Policymakers still anticipate three further rate increases in 2018 against an economic backdrop that has continued to strengthen. According to Fed forecasts, the federal funds rate is predicted to reach 2.1% in 2018 and 2.7% in 2019, rising to 3.1% in 2020. The US economy grew at an annualised rate of 3.3% during the third quarter; meanwhile, the country’s rate of unemployment declined to 4.1% in November, reaching its lowest level since December 2009, and is expected to continue to decline to 3.9% in 2018.
Fed Chair Janet Yellen said she felt “good” about the outlook for the US economy, commenting, “There’s less to lose sleep about now than has been true for quite some time”. Although stock markets have continued to hit new highs this year, Chair Yellen, while acknowledging that asset valuations are “elevated”, said, “When we look at other indicators of financial stability risks, there’s nothing flashing red there, or possibly even orange”.
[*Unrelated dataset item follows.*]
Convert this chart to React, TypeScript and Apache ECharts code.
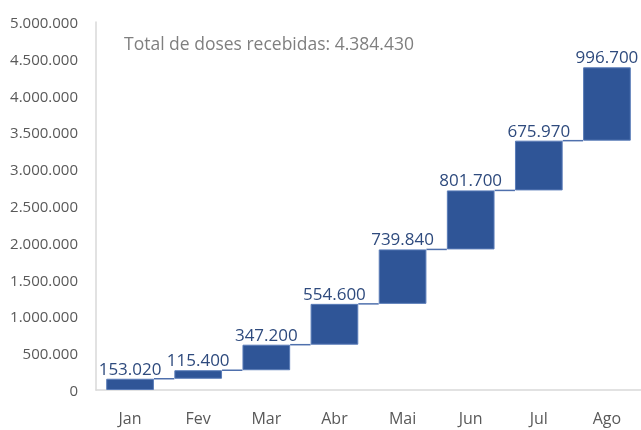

Although the Fed appears to be relatively sanguine about the outlook – the central bank upgraded its forecast for US economic growth in 2018 from 2.1% to 2.5% - policymakers still believe further interest-rate increases are likely to be “gradual”, reflecting the subdued inflationary backdrop. Looking further ahead, however, the economy is predicted to grow by 2.1% in 2019 and 1.8% in the longer term, which is considerably lower than President Donald Trump’s goal of 4% growth. President Trump’s controversial package of tax reforms – currently working their way through Congress – are expected to deliver a “modest lift” to the economy in the short-term. Nevertheless, Chair Yellen said that the tax cuts were unlikely to deliver a “gigantic increase” in economic growth. Chair Yellen is being replaced when her first term ends early in 2018. Her successor – favoured by President Trump – will be Jerome Powell, a current member of the Fed’s Board of Governors.